** Problem description **
Write out, unaltered, each line from the top of the records below down to the line where "width = 0.375" appears, that line included.

** Dataset entries **
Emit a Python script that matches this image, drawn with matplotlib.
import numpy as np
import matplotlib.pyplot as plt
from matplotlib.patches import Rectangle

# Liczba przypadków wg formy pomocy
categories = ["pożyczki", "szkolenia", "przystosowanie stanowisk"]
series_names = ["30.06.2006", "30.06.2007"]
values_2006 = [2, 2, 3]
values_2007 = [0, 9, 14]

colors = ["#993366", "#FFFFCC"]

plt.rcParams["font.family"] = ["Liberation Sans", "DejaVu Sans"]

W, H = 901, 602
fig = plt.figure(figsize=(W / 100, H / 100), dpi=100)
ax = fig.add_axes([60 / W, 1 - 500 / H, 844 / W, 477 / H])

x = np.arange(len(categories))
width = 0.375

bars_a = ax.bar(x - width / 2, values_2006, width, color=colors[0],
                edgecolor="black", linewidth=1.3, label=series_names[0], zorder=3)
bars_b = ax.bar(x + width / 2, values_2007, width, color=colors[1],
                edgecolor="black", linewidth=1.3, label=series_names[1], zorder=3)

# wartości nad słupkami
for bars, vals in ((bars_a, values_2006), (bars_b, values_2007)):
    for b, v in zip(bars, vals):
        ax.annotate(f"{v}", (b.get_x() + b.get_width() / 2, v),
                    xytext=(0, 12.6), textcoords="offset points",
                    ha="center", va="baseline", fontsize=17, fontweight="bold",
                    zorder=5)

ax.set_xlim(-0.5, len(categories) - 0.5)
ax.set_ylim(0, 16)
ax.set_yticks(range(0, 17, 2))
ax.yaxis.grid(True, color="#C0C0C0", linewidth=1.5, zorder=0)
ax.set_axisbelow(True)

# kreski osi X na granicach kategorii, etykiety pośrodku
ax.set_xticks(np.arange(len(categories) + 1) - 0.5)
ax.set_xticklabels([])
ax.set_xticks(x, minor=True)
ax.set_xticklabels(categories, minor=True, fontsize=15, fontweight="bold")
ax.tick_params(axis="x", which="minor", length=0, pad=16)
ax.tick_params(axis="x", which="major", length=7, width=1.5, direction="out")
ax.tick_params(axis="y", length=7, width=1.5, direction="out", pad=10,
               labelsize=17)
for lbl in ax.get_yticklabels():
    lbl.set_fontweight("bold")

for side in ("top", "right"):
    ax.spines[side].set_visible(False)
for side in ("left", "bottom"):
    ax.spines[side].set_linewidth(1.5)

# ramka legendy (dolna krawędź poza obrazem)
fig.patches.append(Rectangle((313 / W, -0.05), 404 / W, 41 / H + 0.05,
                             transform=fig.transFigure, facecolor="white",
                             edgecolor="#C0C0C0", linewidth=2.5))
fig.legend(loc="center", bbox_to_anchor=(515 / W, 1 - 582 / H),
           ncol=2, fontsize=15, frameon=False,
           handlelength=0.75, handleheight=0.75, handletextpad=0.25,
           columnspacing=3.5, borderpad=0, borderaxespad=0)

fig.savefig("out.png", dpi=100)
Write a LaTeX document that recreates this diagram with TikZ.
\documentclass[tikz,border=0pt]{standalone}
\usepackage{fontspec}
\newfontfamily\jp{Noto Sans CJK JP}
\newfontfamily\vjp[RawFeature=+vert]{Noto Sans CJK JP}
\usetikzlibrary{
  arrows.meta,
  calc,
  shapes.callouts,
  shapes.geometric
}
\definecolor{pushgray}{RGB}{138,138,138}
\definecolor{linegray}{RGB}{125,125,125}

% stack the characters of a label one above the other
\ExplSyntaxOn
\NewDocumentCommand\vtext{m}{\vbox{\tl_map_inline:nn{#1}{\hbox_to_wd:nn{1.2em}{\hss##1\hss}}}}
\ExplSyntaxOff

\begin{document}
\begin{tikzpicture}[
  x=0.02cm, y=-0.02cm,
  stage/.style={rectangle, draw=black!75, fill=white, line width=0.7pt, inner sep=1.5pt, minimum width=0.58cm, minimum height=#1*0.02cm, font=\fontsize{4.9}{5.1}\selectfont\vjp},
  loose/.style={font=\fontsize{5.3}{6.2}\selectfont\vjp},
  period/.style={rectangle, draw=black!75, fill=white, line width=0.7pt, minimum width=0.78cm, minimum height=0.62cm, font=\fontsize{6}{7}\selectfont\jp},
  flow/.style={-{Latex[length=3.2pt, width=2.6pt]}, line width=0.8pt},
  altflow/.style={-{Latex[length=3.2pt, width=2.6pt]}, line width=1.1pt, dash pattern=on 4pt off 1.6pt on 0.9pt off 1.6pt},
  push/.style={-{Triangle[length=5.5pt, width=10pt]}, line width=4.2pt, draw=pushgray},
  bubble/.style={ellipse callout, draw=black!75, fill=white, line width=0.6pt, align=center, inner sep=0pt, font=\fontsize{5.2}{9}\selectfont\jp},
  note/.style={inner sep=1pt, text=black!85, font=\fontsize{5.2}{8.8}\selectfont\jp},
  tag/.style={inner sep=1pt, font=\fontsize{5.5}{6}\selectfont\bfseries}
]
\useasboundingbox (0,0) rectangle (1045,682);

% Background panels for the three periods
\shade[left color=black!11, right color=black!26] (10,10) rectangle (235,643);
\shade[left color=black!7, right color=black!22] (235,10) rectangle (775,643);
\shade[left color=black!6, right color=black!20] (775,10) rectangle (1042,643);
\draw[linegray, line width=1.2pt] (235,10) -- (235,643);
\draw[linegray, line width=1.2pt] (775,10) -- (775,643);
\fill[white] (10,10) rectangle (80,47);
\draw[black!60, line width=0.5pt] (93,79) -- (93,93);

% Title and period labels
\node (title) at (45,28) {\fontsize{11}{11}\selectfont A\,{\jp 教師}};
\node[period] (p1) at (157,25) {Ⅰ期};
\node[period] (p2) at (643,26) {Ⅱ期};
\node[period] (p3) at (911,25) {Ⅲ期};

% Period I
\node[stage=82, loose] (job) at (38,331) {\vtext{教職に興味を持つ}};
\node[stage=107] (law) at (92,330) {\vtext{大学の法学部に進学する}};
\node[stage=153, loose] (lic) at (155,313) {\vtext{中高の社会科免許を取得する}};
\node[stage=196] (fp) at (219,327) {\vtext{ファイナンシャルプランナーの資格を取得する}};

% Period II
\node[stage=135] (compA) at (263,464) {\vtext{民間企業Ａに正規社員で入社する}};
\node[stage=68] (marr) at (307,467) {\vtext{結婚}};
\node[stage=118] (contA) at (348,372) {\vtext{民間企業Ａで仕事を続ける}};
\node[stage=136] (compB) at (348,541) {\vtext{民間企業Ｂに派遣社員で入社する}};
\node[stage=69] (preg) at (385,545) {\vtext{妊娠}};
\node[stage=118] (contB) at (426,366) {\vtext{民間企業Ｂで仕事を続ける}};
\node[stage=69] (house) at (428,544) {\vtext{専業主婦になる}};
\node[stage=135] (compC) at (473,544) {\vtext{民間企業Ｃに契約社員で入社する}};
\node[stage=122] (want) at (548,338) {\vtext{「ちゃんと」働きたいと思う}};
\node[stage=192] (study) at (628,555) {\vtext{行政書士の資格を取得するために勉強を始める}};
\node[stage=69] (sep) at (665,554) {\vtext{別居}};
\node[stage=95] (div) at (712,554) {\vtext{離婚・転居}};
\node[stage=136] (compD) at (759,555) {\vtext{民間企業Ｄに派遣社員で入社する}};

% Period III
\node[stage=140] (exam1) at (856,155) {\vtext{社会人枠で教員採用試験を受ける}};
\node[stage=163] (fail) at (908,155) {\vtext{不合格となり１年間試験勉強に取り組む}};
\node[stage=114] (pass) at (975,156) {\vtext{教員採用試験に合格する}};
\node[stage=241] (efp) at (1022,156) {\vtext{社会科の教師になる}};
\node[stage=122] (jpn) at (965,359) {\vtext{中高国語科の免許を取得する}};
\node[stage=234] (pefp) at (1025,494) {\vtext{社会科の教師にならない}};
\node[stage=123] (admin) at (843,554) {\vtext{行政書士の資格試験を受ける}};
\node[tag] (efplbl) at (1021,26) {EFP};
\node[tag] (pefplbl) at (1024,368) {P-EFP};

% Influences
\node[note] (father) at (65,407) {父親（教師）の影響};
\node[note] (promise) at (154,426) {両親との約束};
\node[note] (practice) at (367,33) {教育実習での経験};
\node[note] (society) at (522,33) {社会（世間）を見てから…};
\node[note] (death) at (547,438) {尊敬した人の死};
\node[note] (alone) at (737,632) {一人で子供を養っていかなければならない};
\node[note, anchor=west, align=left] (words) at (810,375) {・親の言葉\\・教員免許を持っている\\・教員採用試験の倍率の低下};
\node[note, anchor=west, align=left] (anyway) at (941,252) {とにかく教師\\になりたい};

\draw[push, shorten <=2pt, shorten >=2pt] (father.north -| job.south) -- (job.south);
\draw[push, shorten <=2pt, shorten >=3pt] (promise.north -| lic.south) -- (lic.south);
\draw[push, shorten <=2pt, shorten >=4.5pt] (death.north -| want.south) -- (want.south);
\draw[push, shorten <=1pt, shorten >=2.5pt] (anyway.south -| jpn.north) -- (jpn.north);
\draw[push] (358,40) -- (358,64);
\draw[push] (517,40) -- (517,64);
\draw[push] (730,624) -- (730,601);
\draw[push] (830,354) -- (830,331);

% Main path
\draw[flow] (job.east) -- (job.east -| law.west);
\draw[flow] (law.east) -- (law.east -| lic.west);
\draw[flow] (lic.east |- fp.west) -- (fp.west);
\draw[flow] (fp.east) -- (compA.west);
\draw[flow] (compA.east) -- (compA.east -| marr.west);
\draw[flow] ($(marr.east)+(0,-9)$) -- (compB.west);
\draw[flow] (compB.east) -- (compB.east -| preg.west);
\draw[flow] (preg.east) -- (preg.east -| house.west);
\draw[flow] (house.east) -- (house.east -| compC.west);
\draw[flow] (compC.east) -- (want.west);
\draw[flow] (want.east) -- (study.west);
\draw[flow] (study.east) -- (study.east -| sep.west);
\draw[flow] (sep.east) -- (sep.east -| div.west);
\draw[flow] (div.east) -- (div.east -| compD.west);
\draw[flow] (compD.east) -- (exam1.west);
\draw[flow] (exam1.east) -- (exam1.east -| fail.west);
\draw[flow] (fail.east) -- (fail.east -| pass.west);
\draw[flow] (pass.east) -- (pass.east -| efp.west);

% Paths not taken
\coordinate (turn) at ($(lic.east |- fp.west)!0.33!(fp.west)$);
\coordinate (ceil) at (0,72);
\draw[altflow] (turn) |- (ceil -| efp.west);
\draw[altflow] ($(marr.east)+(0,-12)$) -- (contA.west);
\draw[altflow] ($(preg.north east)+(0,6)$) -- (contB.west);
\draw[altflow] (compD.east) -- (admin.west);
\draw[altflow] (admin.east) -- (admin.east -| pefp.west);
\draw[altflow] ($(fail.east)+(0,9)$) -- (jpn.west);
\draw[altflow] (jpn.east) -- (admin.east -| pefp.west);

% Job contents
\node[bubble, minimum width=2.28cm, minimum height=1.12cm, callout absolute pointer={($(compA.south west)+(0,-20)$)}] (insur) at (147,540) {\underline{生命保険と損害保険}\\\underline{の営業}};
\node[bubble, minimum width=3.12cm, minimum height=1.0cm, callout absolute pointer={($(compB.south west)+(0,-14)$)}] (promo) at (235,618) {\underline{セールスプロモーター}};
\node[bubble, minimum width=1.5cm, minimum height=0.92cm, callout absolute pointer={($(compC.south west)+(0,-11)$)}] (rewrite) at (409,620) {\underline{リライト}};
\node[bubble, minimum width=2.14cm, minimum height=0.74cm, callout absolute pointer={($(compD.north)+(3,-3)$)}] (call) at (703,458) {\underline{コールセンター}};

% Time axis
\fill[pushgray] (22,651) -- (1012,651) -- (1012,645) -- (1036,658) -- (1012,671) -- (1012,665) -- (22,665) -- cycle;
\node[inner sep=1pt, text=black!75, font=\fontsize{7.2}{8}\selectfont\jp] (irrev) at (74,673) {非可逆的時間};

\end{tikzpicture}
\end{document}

** The answer **
Emit a Python script that matches this image, drawn with matplotlib.
import numpy as np
import matplotlib.pyplot as plt
from matplotlib.patches import Rectangle

# Liczba przypadków wg formy pomocy
categories = ["pożyczki", "szkolenia", "przystosowanie stanowisk"]
series_names = ["30.06.2006", "30.06.2007"]
values_2006 = [2, 2, 3]
values_2007 = [0, 9, 14]

colors = ["#993366", "#FFFFCC"]

plt.rcParams["font.family"] = ["Liberation Sans", "DejaVu Sans"]

W, H = 901, 602
fig = plt.figure(figsize=(W / 100, H / 100), dpi=100)
ax = fig.add_axes([60 / W, 1 - 500 / H, 844 / W, 477 / H])

x = np.arange(len(categories))
width = 0.375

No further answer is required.